Published September 14, 2006
BROOKLYN, N.Y. (BP) — It’s just another nondescript red-brick building in Brooklyn dating back to the 1920s. It has been a furniture store and funeral home. During World War II, it housed a draft board that sent troops.
Today, with its green door facing the corner of 5th Avenue and 21st Street in Brooklyn’s Park Slope community, the David Dean Mission House is a launching pad for Southern Baptists’ post-9/11 mission work across New York City.
In 1991, David Dean, then-executive director of the Metropolitan New York Baptist Association, had a dream.
“I envision MNYBA purchasing a mission house ... a residence with 5-6 bedrooms, easily accessible to the city and public transportation for the purpose of providing housing for mission volunteers …,” Dean wrote 15 years ago. “I envision a Mission Service Corps couple living in the house and making it a home-like atmosphere for people.”
Accelerated by the jolt of Sept. 11, 2001, Dean’s vision became reality in August 2002 when the North American Mission Board bought the building from the Park Slope Community Church.
A home for missions
More than 700 people have stayed at the center since the first of this year, reported Jack and Becky Snyder, the center’s resident hosts since 2004 and Mission Service Corps missionaries for NAMB.
Sixty-three-year-old Jack and Becky, 55, left Cleveland, Tenn. (pop. 37,000), to relocate to Brooklyn (pop. 2.6 million). Jack, who has had two major heart operations, was a retired millwright for Duracell.
“After I had already been coming up here on mission trips, I told Becky that I felt like the Lord was leading me to go on mission in New York,” Snyder said.
Becky feeds up to 50 mission volunteers two meals each day, while Jack handles office administration and maintenance.
Her southern cooking is legendary – especially the biscuits and gravy for breakfast. Mission teams – particularly those from the South – fall in love with Becky and her down-home Tennessee cuisine.
While summer is the prime season for volunteer trips to New York, the Snyders are busy year-round – not only running the center but also conducting a variety of ministries on their own, including a high-rise apartment ministry, Bible studies, and worship services twice a month at the famous Bowery Mission, a shelter for New York City’s homeless. Earlier this year, Snyder sensed God’s call to preach.
The David Dean Mission House can house up to 50 volunteers at a time who pay only $35 a day for room and board.
“This is the fifth year I’ve been up here on a mission project,” Philip Slusher, church growth pastor for Temple Baptist Church in Hattiesburg, Miss., said, “and the second time we’ve stayed at the David Dean Mission House.”
Temple’s volunteers pay $600 each for the trip, which covers their airfare and meals and lodging at the David Dean Mission House.
“It’s a wonderful place to stay,” Slusher said of the David Dean Mission House, “because we’re located right in our targeted community, Park Slope. Jack and Becky are one of the reasons we go back time after time. In fact, Temple Baptist has adopted Jack and Becky and supports their ministry with a monthly missions offering.

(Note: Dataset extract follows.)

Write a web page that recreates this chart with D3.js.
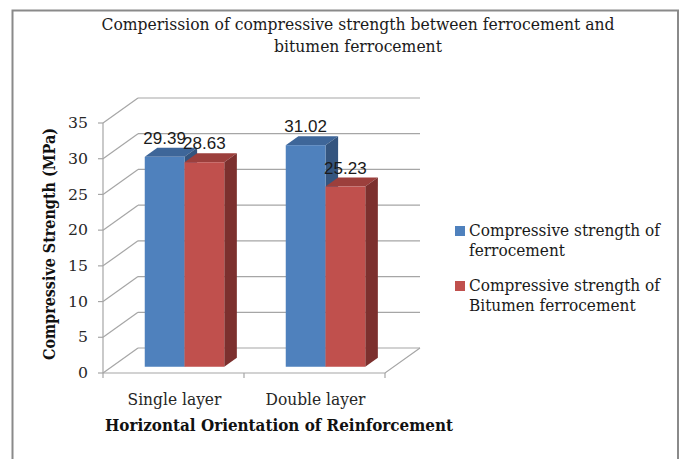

“We just couldn’t go up there and do mission work if we had to stay in hotels or motels in the New York area. It’s simply cost-prohibitive.”
Although Temple has sent members to minister nearby on the Gulf Coast and even has an ongoing missions partnership with a church in England, Slusher said the church has a special burden for New York.
“Right after 9/11, we heard how New Yorkers started flocking to churches, but then it tapered off,” Slusher said. “We wanted to know why and what we could do.
“In Brooklyn and New York, we have found that people – five years after 9/11 – are very open to discussing the things of God with you.”
Slusher likes to tell the story of Giovanni Lanzo, owner of Luigi’s Pizza, a landmark neighborhood pizzeria across the street from the David Dean Mission House frequented by New York-based movie stars. Temple Baptist members even have been known to have Luigi pizzas shipped to Hattiesburg for special occasions.
Gio once told Slusher, “Phil, when I see you Baptists and the work you do up here in Brooklyn, I see a different God than the God I grew up with in the Catholic Church.”
“There are 80 different ethnic groups in the Park Slope community of Brooklyn,” Slusher noted. “We have the opportunity to impact the world right there in Park Slope. We feel we are an extension of Jack and Becky’s ministry.”
Georgia Baptists are in an ongoing partnership with New York Baptists. The original partnership began in January 2000 and continued through December 2003, with the primary focus being on the cities of Buffalo and Rochester.
A recommendation to extend the partnership was approved to continue through December 2008. The Baptist Convention of New York requested for the partnership to be expanded and include the entire state, specifically the I-90 corridor where the cities of Syracuse and Albany are located. Another primary focus of the partnership is New York City.